Yargıtay’da 10 senedir sonuçlandırılmayan bir dosyanın sorumlusunun siyaset olmayacağını belirten Bakan Çelik şöyle devam etti: “Siz adamı 10 senedir tutuklamışınız, 10 senedir diyememişsiniz ki; suçlusun veya suçsuzsun? Burada siyaset ne yapsın? Siz diyebilir misiniz, 10 yıllık tutukluluk süresini 20 yıla çıkaralım, böyle bir şey olabilir mi? Gecikmemesi gerekiyor adaletin, bizim derdimiz o. Onun için adalet sarayları yapıyoruz, onun için diyoruz ki, hakim savcı istediğiniz kadar personel alalım, personel sorunu varsa, bunlar alınsın. Bina sorunu varsa, bunları yapalım ama adalet gecikmesin. Vatandaş adalete ulaşıversin. Bir an önce hakkını alsın suçluysa suçlu, haklıysa haklı. 10 senedir cezayı kesememişsiniz, şimdi de öyle bir atmosfer oluşturuyorsunuz ki, hükümet bu işi yapıyor. Hükümet üç kez uygulamayı erteledi. 2004’ten 2010 yılına kadar tutukluluk süresini 6 yılda tam 3 kez erteledik. 6 yılda 10 yılı dolduracağı belli olan insanların dosyaları görüşülürdü. Son günlerde tahliye olanların dosyaları geçen sene, bu sene de 9 yılını dolduranların dosyaları görüşülseydi tahliye ortamı olmazdı, böyle bir kargaşa ortamı olmazdı.”
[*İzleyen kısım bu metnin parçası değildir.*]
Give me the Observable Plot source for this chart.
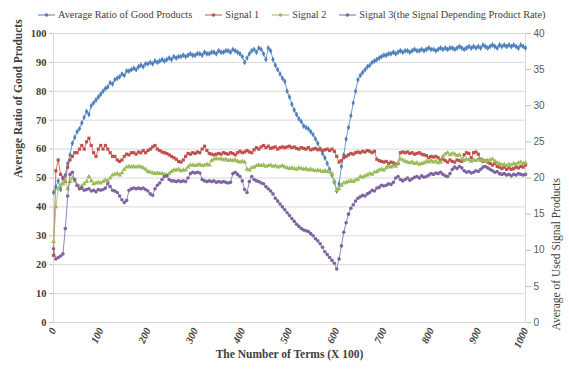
<!DOCTYPE html>
<html><head><meta charset="utf-8">
<script src="https://cdn.jsdelivr.net/npm/d3@7"></script>
<script src="https://cdn.jsdelivr.net/npm/@observablehq/plot@0.6"></script>
<style>
body{margin:0;background:#fff;}
#wrap{position:relative;width:569px;height:369px;}
#legend{position:absolute;top:9px;left:38px;display:flex;gap:13px;align-items:center;font-family:"Liberation Serif","Times New Roman","DejaVu Serif",serif;font-size:10.3px;color:#404040;white-space:nowrap;}
#legend span.item{display:flex;align-items:center;gap:3px;}
</style>
</head><body><div id="wrap"><div id="legend"></div></div>
<script>
// x positions (number of terms, ×100), one reading every 5 units
const terms = d3.range(0, 1001, 5);

// Average Ratio of Good Products (left axis, %)
const ratioGood = [
45,47,49,46,50,51,55,58,62,64,66,67,69,71,73,72,75,76,77,78,
79,80,81,81.5,83,82.5,84,84.5,85,86,85.5,87,87,87.5,88,87.5,88.5,89,88.5,89.5,
89.5,90,89.5,90.5,90,90.5,91,90.5,91,91.5,91,92,91.5,92,92,92.5,92,92.5,93,92.5,
92.5,93,93,92.5,93.5,93,93,93.5,93.5,93,94,93.5,93.5,94,94,93.5,94.5,94,93.5,93,
92,90,91.5,93,94,94.5,93.5,95,94.5,93,91,95,94,91,89,87.5,86,84.5,83.5,80,
78,75.5,73.5,72,70.5,69.5,68,67.5,67,66,65,63.5,62,60,58.5,57,55,53,51,48.5,
45.5,48,54,58,63.5,67.5,71.5,76,80,84,85.5,86.5,87.5,88.5,89,90,90.5,91,91.5,92,
92.5,92.5,93,93,93.5,93,93.5,94,93.5,94,94,93.5,94,94.5,94,94,94.5,94,94.5,95,
94.5,94.5,94,94.5,95,94.5,95,94.5,95,95,94.5,95,95.5,95,94.5,95,95.5,95,95.5,95,
95.5,95,96,95.5,95,95.5,96,95.5,95,96,95.5,96,95.5,96,95.5,96,95.5,95,96,95.5,
95];

// Signal 1 (right axis, average of used signal products)
const signal1 = [
9.3,21,22.5,20.5,20,19.5,21.5,22.5,23,23.5,23.5,24,24.5,24,25,25.5,24.5,23.5,23,24,
24.5,24,24.5,24,23.5,23,23,22.5,22.3,22.5,23,23.3,23.2,23.5,23.5,23.3,23.6,23.5,23.8,23.5,
23.8,24,24.3,24.5,24,23.8,23.6,23.5,23.4,23.2,23,22.8,22.6,22.3,22.2,22.5,23,23.4,23.3,23.5,
23.4,23.6,23.5,24,24.4,23.8,23.4,23.3,23.2,23.3,23.4,23.3,23.5,23.4,23.3,23.5,23.4,23.2,23.5,23.7,
23.5,23.6,23.8,23.6,23.5,23.9,24.2,24,24.3,24.5,24.2,24.4,24.1,24.2,24.3,24,24.2,24.3,24.2,24.3,
24.4,24.2,24.3,24.1,24,24.2,24.1,24,24.2,23.9,24,24.1,23.9,24,23.8,23.9,24,23.8,24,23.7,
23,22.2,22.4,22.8,23,23.2,23.4,23.3,23.5,23.6,23.5,23.7,23.6,23.8,23.7,23.5,23.7,22.6,22.4,22.3,
22.2,22.3,22,22.2,22.1,21.9,22,23.5,23.6,23.5,23.6,23.4,23.5,23.3,23.4,23.5,23.3,23.2,23.1,22.8,
23,22.9,23,22.8,22.5,22.6,22.4,22.2,22.5,22.3,22.2,22.5,22.4,22.3,23.2,23.5,23.4,22.8,23.5,23.6,
23.3,22.6,22.3,22.4,22.2,22,21.8,22,21.6,21.5,21.3,21.5,21.2,21.4,21.2,21.3,21.5,21.4,21.6,21.5,
21.8];

// Signal 2
const signal2 = [
11.2,16,18.5,19,19.2,19.6,18.5,19.5,20,19.6,19,18.8,18.9,19.2,19.5,20.2,19.6,19.2,19.3,19.4,
19.3,19.5,19.7,19.6,20,20.4,20.5,20.6,20.4,20.7,21.2,21.5,21.6,21.5,21.6,21.5,21.6,21.5,21.4,21.2,
20.9,20.8,20.7,20.6,20.7,20.6,20.6,20.5,20.4,20.6,20.9,21.1,21.1,21.2,21,21.1,21.1,21.5,21.8,21.8,
21.7,21.8,21.9,21.7,21.8,21.9,21.8,22.4,22.6,22.7,22.6,22.7,22.5,22.6,22.4,22.5,22.4,22.5,22.3,22.2,
22.3,22.2,21.2,21.1,21.4,21.5,21.7,21.8,21.7,21.8,21.6,21.7,21.8,21.6,21.7,21.5,21.6,21.7,21.5,21.4,
21.3,21.4,21.3,21.2,21.4,21.3,21.2,21.3,21.1,21.2,21.1,21,21.1,21,20.9,21,20.9,20.8,20.6,19.6,
18.3,18.5,19,19.3,19.4,19.5,19.6,19.5,19.7,19.8,20.2,20.1,20.3,20.4,20.6,20.5,20.8,20.9,21.1,21.2,
21.1,21.4,21.6,21.5,21.7,21.6,22.1,22.6,22.5,22.3,22.2,22.1,22.2,22,22.1,21.9,22,22.1,22.3,22.2,
22.4,22.2,22.3,22.1,22.2,23,23.3,23.5,23.2,23.4,23.3,23.1,23.2,22.6,22.4,22.6,22.5,22.3,22.5,22.4,
22.6,22.4,22.5,22.3,22.4,22.5,22.6,22.3,22.1,22,21.8,21.9,21.7,21.9,21.8,22,21.9,22.1,22.2,22,
22.1];

// Signal 3 (the Signal Depending Product Rate)
const signal3 = [
10.2,8.8,9,9.2,9.5,13,17.5,20.5,20.8,19.8,19,18.5,18.6,18.3,18.4,18.5,18.2,18.3,18.1,18.4,
18.3,18.4,18.6,19.2,18.8,18.3,18.2,18,17.5,17,16.6,16.9,18.3,18.5,18.6,18.5,18.6,18.5,18.6,18.4,
18.2,17.8,17.6,18.5,19,19.3,19.8,20.2,20.3,19.8,19.6,19.6,19.5,19.6,19.5,19.6,19.5,20,20.6,20.8,
20.7,20.8,20.7,19.8,19.6,19.5,19.6,19.5,19.6,19.4,19.5,19.4,19.5,19.4,19.3,19.4,20.6,20.8,20.5,20.2,
19.6,18.4,18,19.5,20.2,19.8,19.6,19.5,19.3,19.2,18.8,18.5,18.2,17.8,17.2,16.8,16.4,16,15.6,15.2,
14.8,14.4,14,13.6,13.3,13,12.8,12.7,12.6,12.3,12,11.6,11.3,10.9,10.4,9.8,9.4,9,8.6,8.2,
7.4,8.8,10.6,12.5,13.8,15,15.8,16.3,16.8,17.2,17.4,17.6,17.5,17.8,18,18.3,18.2,18.6,18.7,19,
18.9,19,19.2,19.1,19.4,20,20.2,19.8,19.6,19.8,20,19.7,19.9,20.1,20.2,20,20.3,20.1,20.2,20.4,
20.6,20.5,20.7,20.6,20.8,20.5,20.3,20.2,20.6,21.2,21.5,21.3,21.6,21.4,21,20.8,20.9,20.7,20.8,21,
20.9,21.2,21.5,21.6,21.4,21.2,21,20.8,20.9,20.6,20.5,20.6,20.4,20.5,20.3,20.5,20.4,20.6,20.5,20.4,
20.5];

const seriesNames = ["Average Ratio of Good Products", "Signal 1", "Signal 2", "Signal 3(the Signal Depending Product Rate)"];
const seriesColors = ["#4F81BD", "#C0504D", "#9BBB59", "#8064A2"];
const leftTicks = [0,10,20,30,40,50,60,70,80,90,100];
const rightTicks = [0,5,10,15,20,25,30,35,40];
const xTicks = [0,100,200,300,400,500,600,700,800,900,1000];
const leftTitle = "Average Ratio of Good Products";
const rightTitle = "Average of Used Signal Products";
const xTitle = "The Number of Terms (X 100)";

const serif = "'Liberation Serif', 'Times New Roman', 'DejaVu Serif', serif";

// right axis 0–40 maps onto left axis 0–100
const k = 100 / 40;
const seriesValues = [ratioGood, signal1, signal2, signal3];
const scaleFactor = [1, k, k, k];
const rows = [];
seriesValues.forEach((vals, i) => {
  vals.forEach((v, j) => rows.push({term: terms[j], y: v * scaleFactor[i], series: seriesNames[i]}));
});

const symbols = ["diamond", "square", "triangle", "circle"];
const seriesMarks = [];
seriesNames.forEach((name, i) => {
  const d = rows.filter(r => r.series === name);
  seriesMarks.push(Plot.line(d, {x: "term", y: "y", stroke: seriesColors[i], strokeWidth: 1, strokeOpacity: 0.8}));
  seriesMarks.push(Plot.dot(d, {x: "term", y: "y", fill: seriesColors[i], r: 1.8, symbol: symbols[i], stroke: "none"}));
});

const chart = Plot.plot({
  width: 569, height: 369,
  marginLeft: 53, marginRight: 44, marginTop: 33, marginBottom: 47,
  x: {domain: [0, 1000]},
  y: {domain: [0, 100]},
  style: {fontFamily: serif, background: "transparent", overflow: "visible"},
  marks: [
    Plot.gridY(leftTicks.filter(d => d > 0), {stroke: "#d9d9d9", strokeOpacity: 1}),
    Plot.ruleX([0, 1000], {stroke: "#d9d9d9"}),
    Plot.ruleY([0], {stroke: "#d9d9d9"}),
    Plot.axisY(leftTicks, {anchor: "left", tickSize: 4, tickPadding: 3, fontWeight: "bold", fontSize: 10.5, fontFamily: serif, label: null, stroke: "#bfbfbf", fill: "#404040"}),
    Plot.axisY(rightTicks.map(v => v * k), {anchor: "right", tickSize: 5, tickPadding: 3, tickFormat: d => String(d / k), fontFamily: "'Liberation Sans', Arial, sans-serif", fontSize: 10, label: null, stroke: "#bfbfbf", fill: "#595959"}),
    Plot.axisX(xTicks, {anchor: "bottom", tickSize: 0, tickPadding: 6, tickRotate: -65, textAnchor: "end", tickFormat: d => String(d), fontWeight: "bold", fontStyle: "italic", fontSize: 10.5, fontFamily: serif, label: null, fill: "#404040"}),
    ...seriesMarks,
    Plot.text([leftTitle], {frameAnchor: "left", rotate: -90, dx: -35, fontWeight: "bold", fontSize: 11.5, fontFamily: serif, fill: "#404040", text: d => d}),
    Plot.text([rightTitle], {frameAnchor: "right", rotate: -90, dx: 31, fontSize: 11.5, fontFamily: serif, fill: "#404040", text: d => d}),
    Plot.text([xTitle], {frameAnchor: "bottom", dy: 35, fontWeight: "bold", fontSize: 11.5, fontFamily: serif, fill: "#404040", text: d => d})
  ]
});
document.getElementById("wrap").appendChild(chart);

const legend = document.getElementById("legend");
seriesNames.forEach((name, i) => {
  const item = document.createElement("span");
  item.className = "item";
  item.innerHTML = `<svg width="17" height="8"><line x1="0" y1="4" x2="17" y2="4" stroke="${seriesColors[i]}" stroke-width="1"/><circle cx="8.5" cy="4" r="1.8" fill="${seriesColors[i]}"/></svg>`;
  const t = document.createElement("span");
  t.textContent = name;
  item.appendChild(t);
  legend.appendChild(item);
});
</script>
</body></html>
"BAZI DAİRELER DOSYALARI KARARA BAĞLAMIŞ, ONLAR DA BAĞLASAYDI "
Direkt kurumları suçlamak istemediğini vurgulayan Devlet Bakanı Faruk Çelik, sorun olması halinde, görev alanı sorunları çözmek olan hükümetin gereğini yapacağını söyledi. Herkesin üzerine düşeni yapması gerektiği anlatan Bakan Çelik, Yargıtay’da bazı dairelerin önlerindeki 10 yıllık dosyaları temizleyip karara bağladığını, diğer dairelerin de ilgili dosyaları karara bağlayabileceğini kaydetti. Bakan Çelik, sözlerini şöyle tamamladı: “Dolayısıyla bazı konular, bu konuyla ilgili de hükümeti yıpratmaya dönük, hükümeti bir zaaf içerisinde göstermeye dönük tablolar olduğunu düşünüyoruz biz. Umuyorum ve diliyorum ki; önümüzdeki 5 ay huzur ve sükun içerisinde geçer ve hep birlikte bir seçimi daha gerçekleştiririz. Milletimizin tercihi ne olursa ona da boynumuz kıldan incedir. Hangi konumda olursa olalım memleketin hizmetinde olacağız.”